| DIRECTIVE |
Retype the opening lines of the listing below, ending with the line that contains "from matplotlib.ticker import FuncFormatter", and leave out any pictures.

| RAW DATA |
■ ■ ■ ■ ■

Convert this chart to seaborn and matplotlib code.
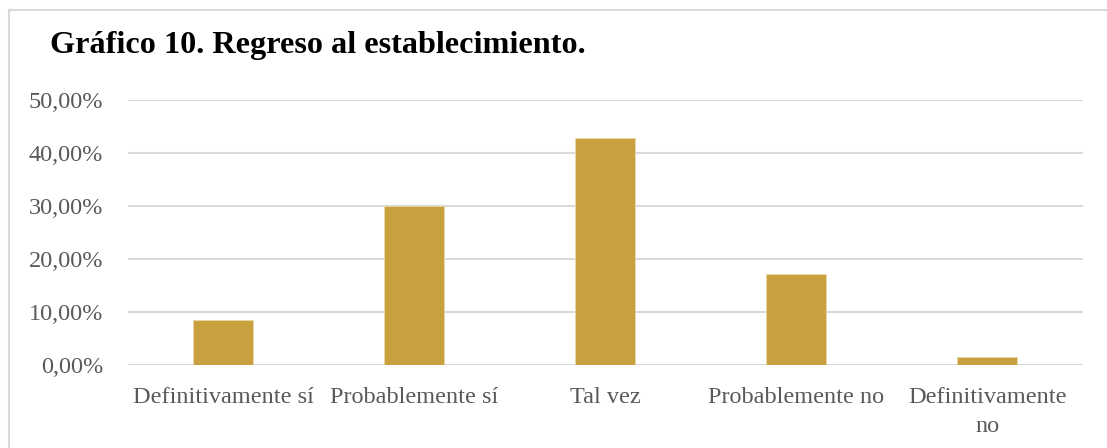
import matplotlib
matplotlib.use("Agg")
import matplotlib.pyplot as plt
import seaborn as sns
import pandas as pd
from matplotlib.lines import Line2D
from matplotlib.ticker import FuncFormatter

categorias = ["Definitivamente sí", "Probablemente sí", "Tal vez",
              "Probablemente no", "Definitivamente\nno"]
porcentajes = [8.57, 30.00, 42.86, 17.14, 1.43]
ticks_y = [0, 10, 20, 30, 40, 50]

df = pd.DataFrame({"categoria": categorias, "porcentaje": porcentajes})

sns.set_style("white")
plt.rcParams['font.family'] = ['Liberation Serif', 'DejaVu Serif']

fig = plt.figure(figsize=(11.07, 4.48), dpi=100)
ax = fig.add_axes([0.1156, 0.1853, 0.8627, 0.5915])

sns.barplot(data=df, x="categoria", y="porcentaje", color="#C8A03E",
            width=0.314, saturation=1, edgecolor="#EAD9A8", linewidth=0.6, ax=ax)

ax.set_ylim(0, 50)
ax.set_yticks(ticks_y)
ax.yaxis.set_major_formatter(FuncFormatter(lambda v, p: f"{v:.2f}%".replace(".", ",")))
ax.grid(axis="y", color="#D9D9D9", linewidth=1.5)
ax.set_axisbelow(True)
for s in ax.spines.values():
    s.set_visible(False)
ax.tick_params(axis="both", length=0, labelsize=17.5, labelcolor="#595959")
ax.tick_params(axis="y", pad=18)
ax.tick_params(axis="x", pad=16)
ax.set_xlabel("")
ax.set_ylabel("")
for t in ax.get_xticklabels():
    t.set_linespacing(1.5)

fig.text(50 / 1107, 1 - 46 / 448, "Gráfico 10. Regreso al establecimiento.",
         fontsize=23.2, fontweight="bold", va="center", ha="left", color="black")

# marco del gráfico
fig.add_artist(Line2D([9 / 1107, 1], [1 - 10 / 448, 1 - 10 / 448],
                      transform=fig.transFigure, color="#D9D9D9", linewidth=1.5))
fig.add_artist(Line2D([9 / 1107, 9 / 1107], [0, 1 - 10 / 448],
                      transform=fig.transFigure, color="#D9D9D9", linewidth=1.5))

fig.savefig("out.png", dpi=100, facecolor="white")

■ ■ ■ ■ ■

| ANSWER FOR THIS EXERCISE |
Convert this chart to seaborn and matplotlib code.
import matplotlib
matplotlib.use("Agg")
import matplotlib.pyplot as plt
import seaborn as sns
import pandas as pd
from matplotlib.lines import Line2D
from matplotlib.ticker import FuncFormatter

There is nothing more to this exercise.